═════ Source material

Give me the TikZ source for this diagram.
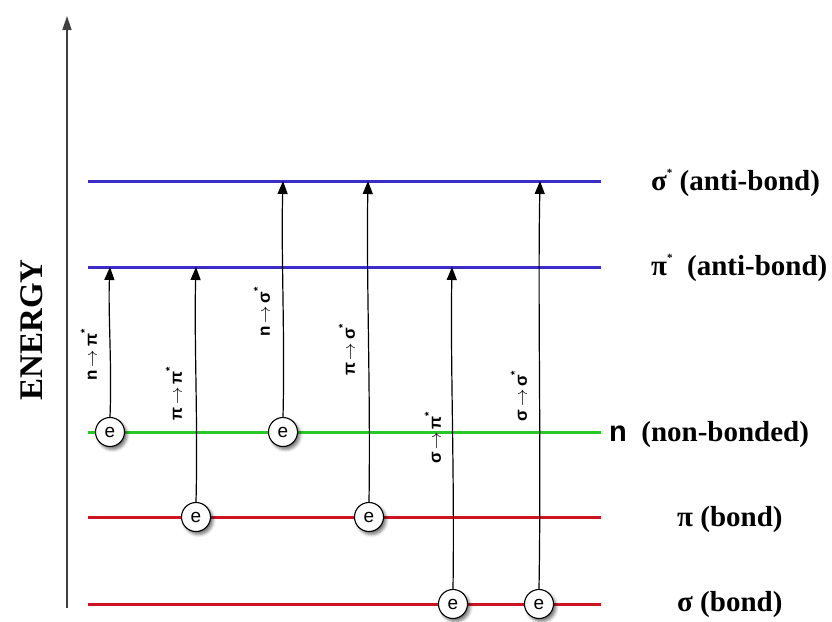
\documentclass[tikz,border=0pt]{standalone}
\usepackage{fontspec}
\setmainfont{Liberation Serif}
\setsansfont{Liberation Sans}
\usetikzlibrary{arrows.meta,shadows.blur,calc}
\definecolor{antibond}{RGB}{60,45,200}
\definecolor{nonbond}{RGB}{40,200,40}
\definecolor{bond}{RGB}{205,20,35}
% small raised star for the antibonding orbitals
\newcommand{\anti}{\raisebox{0.5em}{\fontsize{11}{11}\selectfont *}}
\newcommand{\goesto}{\,$\mathbf{\rightarrow}$\,}
\begin{document}
\begin{tikzpicture}[x=1pt,y=-1pt,
  level/.style={line width=3pt},
  electron/.style={circle,draw,line width=1.1pt,fill=white,minimum size=29pt,inner sep=0pt,
    font=\sffamily\fontsize{19}{19}\selectfont,
    blur shadow={shadow xshift=2.5pt,shadow yshift=-3pt,shadow blur radius=3pt,shadow opacity=55}},
  jump/.style={line width=1.2pt,-{Triangle[length=13pt,width=10pt]}},
  jumplabel/.style={rotate=90,font=\sffamily\bfseries\fontsize{17}{17}\selectfont,inner sep=0pt},
  levellabel/.style={anchor=west,font=\rmfamily\bfseries\fontsize{29}{29}\selectfont,inner sep=0pt}
]
\useasboundingbox (0,0) rectangle (832,621);

% energy axis
\coordinate (axbot) at (67,608);
\coordinate (axtop) at (67,16);
\draw[line width=1.6pt,black!75,-{Triangle[length=14pt,width=9pt]}] (axbot) -- (axtop);
\node[rotate=90,font=\rmfamily\bfseries\fontsize{33}{33}\selectfont] (energy) at (32,330) {ENERGY};

% orbital levels
\draw[level,antibond] (88,181) -- (601,181);
\draw[level,antibond] (88,267) -- (601,267);
\draw[level,nonbond]  (88,432) -- (601,432);
\draw[level,bond]     (88,517) -- (601,517);
\draw[level,bond]     (88,604) -- (601,604);

% level names
\node[levellabel] (lsigs) at (651,183) {σ\anti\ (anti-bond)};
\node[levellabel] (lpis)  at (651,268) {π\anti\ \ (anti-bond)};
\node[levellabel] (ln)    at (609,435) {{\sffamily n}\ \ (non-bonded)};
\node[levellabel] (lpi)   at (677,520) {π (bond)};
\node[levellabel] (lsig)  at (677,605) {σ (bond)};

% targets of the transitions
\coordinate (t1) at (110,267);
\coordinate (t2) at (196,267);
\coordinate (t3) at (283,181);
\coordinate (t4) at (368,181);
\coordinate (t5) at (452,267);
\coordinate (t6) at (540,181);

% electrons
\node[electron] (e1) at (110,432) {e};
\node[electron] (e2) at (196,517) {e};
\node[electron] (e3) at (283,432) {e};
\node[electron] (e4) at (369,517) {e};
\node[electron] (e5) at (453,604) {e};
\node[electron] (e6) at (539,604) {e};

% transitions
\foreach \e/\t in {e1/t1,e2/t2,e3/t3,e4/t4,e5/t5,e6/t6}{
  \draw[jump] (\e.north) .. controls ($(\e.north)!0.35!(\t)+(2,0)$) and ($(\e.north)!0.7!(\t)+(-2,0)$) .. (\t);
}

% transition names
\node[jumplabel] (j1) at (89,355)  {n\goesto π\anti};
\node[jumplabel] (j2) at (174,394) {π\goesto π\anti};
\node[jumplabel] (j3) at (262,312) {n\goesto σ\anti};
\node[jumplabel] (j4) at (347,350) {π\goesto σ\anti};
\node[jumplabel] (j5) at (433,438) {σ\goesto π\anti};
\node[jumplabel] (j6) at (519,396) {σ\goesto σ\anti};
\end{tikzpicture}
\end{document}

══════════

▸ Objective: Go through the listing above and quote it exactly, apart from its images.

▸ Answer to the problem:
Give me the TikZ source for this diagram.
\documentclass[tikz,border=0pt]{standalone}
\usepackage{fontspec}
\setmainfont{Liberation Serif}
\setsansfont{Liberation Sans}
\usetikzlibrary{arrows.meta,shadows.blur,calc}
\definecolor{antibond}{RGB}{60,45,200}
\definecolor{nonbond}{RGB}{40,200,40}
\definecolor{bond}{RGB}{205,20,35}
% small raised star for the antibonding orbitals
\newcommand{\anti}{\raisebox{0.5em}{\fontsize{11}{11}\selectfont *}}
\newcommand{\goesto}{\,$\mathbf{\rightarrow}$\,}
\begin{document}
\begin{tikzpicture}[x=1pt,y=-1pt,
  level/.style={line width=3pt},
  electron/.style={circle,draw,line width=1.1pt,fill=white,minimum size=29pt,inner sep=0pt,
    font=\sffamily\fontsize{19}{19}\selectfont,
    blur shadow={shadow xshift=2.5pt,shadow yshift=-3pt,shadow blur radius=3pt,shadow opacity=55}},
  jump/.style={line width=1.2pt,-{Triangle[length=13pt,width=10pt]}},
  jumplabel/.style={rotate=90,font=\sffamily\bfseries\fontsize{17}{17}\selectfont,inner sep=0pt},
  levellabel/.style={anchor=west,font=\rmfamily\bfseries\fontsize{29}{29}\selectfont,inner sep=0pt}
]
\useasboundingbox (0,0) rectangle (832,621);

% energy axis
\coordinate (axbot) at (67,608);
\coordinate (axtop) at (67,16);
\draw[line width=1.6pt,black!75,-{Triangle[length=14pt,width=9pt]}] (axbot) -- (axtop);
\node[rotate=90,font=\rmfamily\bfseries\fontsize{33}{33}\selectfont] (energy) at (32,330) {ENERGY};

% orbital levels
\draw[level,antibond] (88,181) -- (601,181);
\draw[level,antibond] (88,267) -- (601,267);
\draw[level,nonbond]  (88,432) -- (601,432);
\draw[level,bond]     (88,517) -- (601,517);
\draw[level,bond]     (88,604) -- (601,604);

% level names
\node[levellabel] (lsigs) at (651,183) {σ\anti\ (anti-bond)};
\node[levellabel] (lpis)  at (651,268) {π\anti\ \ (anti-bond)};
\node[levellabel] (ln)    at (609,435) {{\sffamily n}\ \ (non-bonded)};
\node[levellabel] (lpi)   at (677,520) {π (bond)};
\node[levellabel] (lsig)  at (677,605) {σ (bond)};

% targets of the transitions
\coordinate (t1) at (110,267);
\coordinate (t2) at (196,267);
\coordinate (t3) at (283,181);
\coordinate (t4) at (368,181);
\coordinate (t5) at (452,267);
\coordinate (t6) at (540,181);

% electrons
\node[electron] (e1) at (110,432) {e};
\node[electron] (e2) at (196,517) {e};
\node[electron] (e3) at (283,432) {e};
\node[electron] (e4) at (369,517) {e};
\node[electron] (e5) at (453,604) {e};
\node[electron] (e6) at (539,604) {e};

% transitions
\foreach \e/\t in {e1/t1,e2/t2,e3/t3,e4/t4,e5/t5,e6/t6}{
  \draw[jump] (\e.north) .. controls ($(\e.north)!0.35!(\t)+(2,0)$) and ($(\e.north)!0.7!(\t)+(-2,0)$) .. (\t);
}

% transition names
\node[jumplabel] (j1) at (89,355)  {n\goesto π\anti};
\node[jumplabel] (j2) at (174,394) {π\goesto π\anti};
\node[jumplabel] (j3) at (262,312) {n\goesto σ\anti};
\node[jumplabel] (j4) at (347,350) {π\goesto σ\anti};
\node[jumplabel] (j5) at (433,438) {σ\goesto π\anti};
\node[jumplabel] (j6) at (519,396) {σ\goesto σ\anti};
\end{tikzpicture}
\end{document}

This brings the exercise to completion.